BROKEN TIES

Update: 2016-08-07 20:46 GMT
My mother doesn't live with us. After divorce she lives in Dubai. I miss her always. I'm in class VIII. How to cope with this?
Neha, Amritsar 

Life is life, and you gotta accept it to a certain extent. The wonderful thing about mother is that no matter how far away she might be, you'll always be cosmically connected. But nonetheless, bring it to both your parents' notice how much you miss your mother and long to be with her. Video chat with her and stay connected on phone as much as possible. Request her to relocate to a place close to where you stay so that frequently meeting her in person would be easier.

Our daughter wants to pursue acting. We are a family of educated professionals and my husband is dead against her decision. Whom do I support?
Radha Desai, New Delhi 

Nowadays media careers are much more streamlined than they used to be, but even then, acting is somehow, not considered career by most of the parents because of the uncertainty and struggle involved. Yet, I truly believe that a person can only succeed if he follows his real passion. So as an understanding mom, take your own stand in this case and try to convince your husband in supporting your daughter, to help her go all out to achieve her dreams. 

Your support will be inspiration enough for her. Even if she stumbles, both of you can be her strength. But also alert her about the flipsides too and ensure that she completes her formal education so that she has a plan B, ready for backup.

I don't want any commitment in the relationship but my girlfriend insists on marriage by next year. I'm not prepared for this. How to convince her?
Name unknown 

If you don't want to marry your girlfriend, please open up and tell her clearly what is on your mind. No one benefits from a one-sided wedding. Our society considers marriage to be a pinnacle of existence for women. But that is not what the society feels in case of a man. So explain it to your girlfriend what kind of a relationship you are looking at. Reassure her that just because you are not interested to get married does not mean that you love her very any less.

I'm pregnant and my mother in law keeps insisting that she wants a boy from us.

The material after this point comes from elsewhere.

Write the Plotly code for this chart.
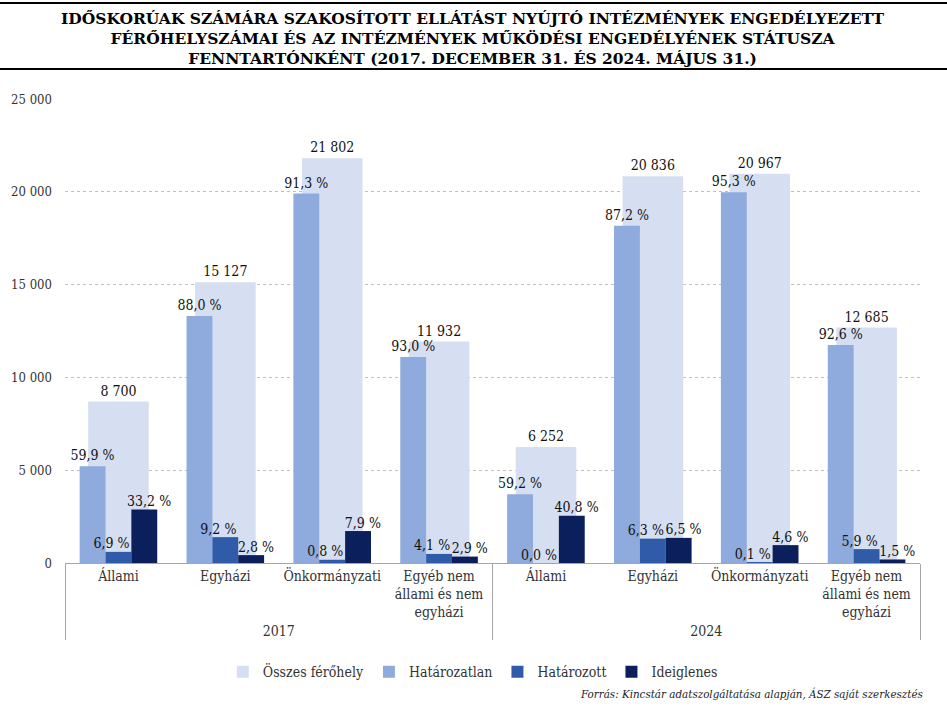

I'm very nervous. What if we have a daughter? What should I do?
Mehra, Gurgaon

 Either way a boy or girl is a blessing. Gently ask your mother in law how she would have felt if her own parents had wanted a boy and treated her horribly as a result. Also keep your husband posted about the uneasiness you feel because of her behavior. And finally if she persists doing the same, try and stay away from her during the remainder of your pregnancy and get in touch with your nearest Beti Bachao committee to feel safe.

She should be wishing for a healthy baby and grateful that you are going through this to provide her with one. Perhaps a little abruptness on your part will help.